The two knew each other, according to prosecutors, from a pottery class held in the Parker garage on prison grounds.
The state claimed she loved Dial, but her lawyer said there was not a bit of affection between the pair, only a clear understanding that he would harm the husband and two daughters Parker left behind in Oklahoma if she fled.
"The guy's a hitman, killer, convicted murderer, and he was dangerous," Isaacs said.
He already had confessed to one murder, the 1981 slaying of a man in Broken Bow, Oklahoma.
State prosecutors, though, are making no apologies.
They had enough damaging information to paint Parker in an unsympathetic light, such as a taped conversation that a state police investigator conducted with Dial after he was returned to prison in 2005.
At one point in the interview Dial was asked, "Do you think she loved you?" and Dial replied, "She thought she did."
After a four-month trial in which 80 people testified and 800 court exhibits were introduced, Parker will be formally sentenced on October 6.

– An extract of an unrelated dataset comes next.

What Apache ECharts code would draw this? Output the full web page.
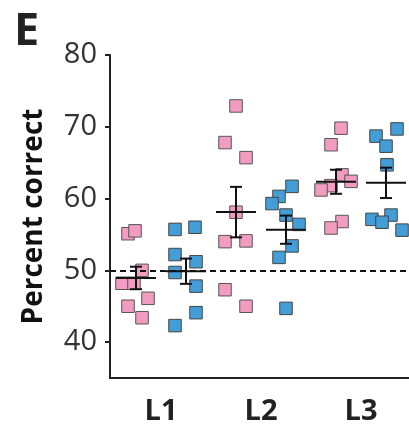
<!DOCTYPE html>
<html><head><meta charset="utf-8">
<script src="https://cdn.jsdelivr.net/npm/echarts@6/dist/echarts.min.js"></script>
<style>html,body{margin:0;padding:0;background:#fff}#c{width:409px;height:427px}</style>
</head><body><div id="c"></div>
<script>
const panelLetter = 'E';
const yTitle = 'Percent correct';
const categories = ['L1', 'L2', 'L3'];
const yTicks = [40, 50, 60, 70, 80];
const chanceLevel = 50;
const pinkValues = [
  [55.1, 55.5, 48.2, 48.2, 50.0, 46.1, 45.0, 43.4],
  [72.9, 67.8, 65.7, 58.1, 54.0, 54.1, 47.3, 45.0],
  [69.8, 67.5, 63.3, 62.4, 61.8, 61.2, 56.8, 55.9]
];
const pinkX = [
  [0.67, 0.74, 0.61, 0.73, 0.81, 0.87, 0.67, 0.81],
  [1.75, 1.64, 1.85, 1.75, 1.64, 1.85, 1.64, 1.85],
  [2.80, 2.70, 2.81, 2.90, 2.70, 2.60, 2.81, 2.70]
];
const blueValues = [
  [55.7, 56.0, 52.2, 51.2, 49.7, 47.8, 44.1, 42.3],
  [61.7, 60.3, 59.3, 57.7, 56.4, 53.4, 51.8, 44.7],
  [69.7, 68.7, 67.3, 64.7, 57.1, 57.7, 56.7, 55.6]
];
const blueX = [
  [1.14, 1.34, 1.14, 1.35, 1.14, 1.35, 1.35, 1.14],
  [2.31, 2.18, 2.11, 2.25, 2.38, 2.31, 2.18, 2.25],
  [3.36, 3.15, 3.25, 3.26, 3.11, 3.30, 3.21, 3.41]
];
const groupOffset = 0.25;

function pts(xs, vs) {
  const out = [];
  xs.forEach((row, i) => row.forEach((x, j) => out.push([x, vs[i][j]])));
  return out;
}
function stats(vs, off) {
  return vs.map((arr, i) => {
    const n = arr.length;
    const m = arr.reduce((a, b) => a + b, 0) / n;
    const sd = Math.sqrt(arr.reduce((a, b) => a + (b - m) * (b - m), 0) / (n - 1));
    return [i + 1 + off, m, sd / Math.sqrt(n)];
  });
}
function renderItem(params, api) {
  const x = api.value(0), m = api.value(1), s = api.value(2);
  const c = api.coord([x, m]), t = api.coord([x, m + s]), b = api.coord([x, m - s]);
  const st = { stroke: '#111', lineWidth: 2 };
  return { type: 'group', children: [
    { type: 'line', shape: { x1: c[0] - 20, y1: c[1], x2: c[0] + 20, y2: c[1] }, style: st },
    { type: 'line', shape: { x1: t[0], y1: t[1], x2: b[0], y2: b[1] }, style: st },
    { type: 'line', shape: { x1: t[0] - 6, y1: t[1], x2: t[0] + 6, y2: t[1] }, style: st },
    { type: 'line', shape: { x1: b[0] - 6, y1: b[1], x2: b[0] + 6, y2: b[1] }, style: st }
  ] };
}

const chart = echarts.init(document.getElementById('c'), null, { renderer: 'canvas' });
const font = '"Open Sans", "Noto Sans", sans-serif';
chart.setOption({
  animation: false,
  backgroundColor: '#fff',
  title: { text: panelLetter, left: 9, top: 5, textStyle: { fontSize: 45, fontWeight: 'bold', color: '#222', fontFamily: font } },
  grid: { left: 110, top: 55, right: 0, bottom: 49, containLabel: false },
  xAxis: {
    type: 'value', min: 0.49, max: 3.48,
    splitLine: { show: false },
    axisLine: { show: true, lineStyle: { color: '#222', width: 2 } },
    axisTick: { show: false },
    axisLabel: {
      customValues: [1, 2, 3],
      formatter: v => categories[Math.round(v) - 1] || '',
      fontSize: 29, fontWeight: 'bold', color: '#222', fontFamily: font, margin: 19
    }
  },
  yAxis: {
    type: 'value', min: 35, max: 80,
    name: yTitle, nameLocation: 'middle', nameGap: 62,
    nameTextStyle: { fontSize: 28, fontWeight: 'bold', color: '#111', fontFamily: font },
    splitLine: { show: false },
    axisLine: { show: true, lineStyle: { color: '#222', width: 2 } },
    axisTick: { show: true, customValues: yTicks, length: 5, lineStyle: { color: '#222', width: 2 } },
    axisLabel: { customValues: yTicks, fontSize: 29, color: '#333', fontFamily: font, margin: 13 }
  },
  series: [
    {
      type: 'scatter', symbol: 'rect', symbolSize: 12.5, data: pts(pinkX, pinkValues),
      itemStyle: { color: '#F29CC2', borderColor: '#555', borderWidth: 1, opacity: 1 },
      markLine: {
        silent: true, symbol: 'none', label: { show: false },
        lineStyle: { color: '#111', type: [6, 4], width: 1.8 },
        data: [{ yAxis: chanceLevel }]
      }
    },
    {
      type: 'scatter', symbol: 'rect', symbolSize: 12.5, data: pts(blueX, blueValues),
      itemStyle: { color: '#439DD6', borderColor: '#444', borderWidth: 1, opacity: 1 }
    },
    { type: 'custom', renderItem: renderItem, data: stats(pinkValues, -groupOffset), z: 5 },
    { type: 'custom', renderItem: renderItem, data: stats(blueValues, groupOffset), z: 5 }
  ]
});
</script></body></html>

The trial may be the longest criminal trial in Oklahoma City, said District Attorney John Wampler, who said he's satisfied with the one-year sentence recommended for Parker.
But the 3,000 residents of Mangum, the county seat of Greer County, remain divided on whether the woman is guilty, said Casey Paxton, editor and co-owner of the weekly newspaper, The Mangum Star-News.
"It's about half-surprised," Paxton said of the town. "The biggest thing is they're just glad it's over."
Prosecutors offered Parker a plea bargain years ago in which she would serve a token amount of time in jail if she would plead guilty, Wampler said.
"Most of what I was seeking was an admission of 'guilty' on her part," he said. "The length of time she served was not a big issue to me."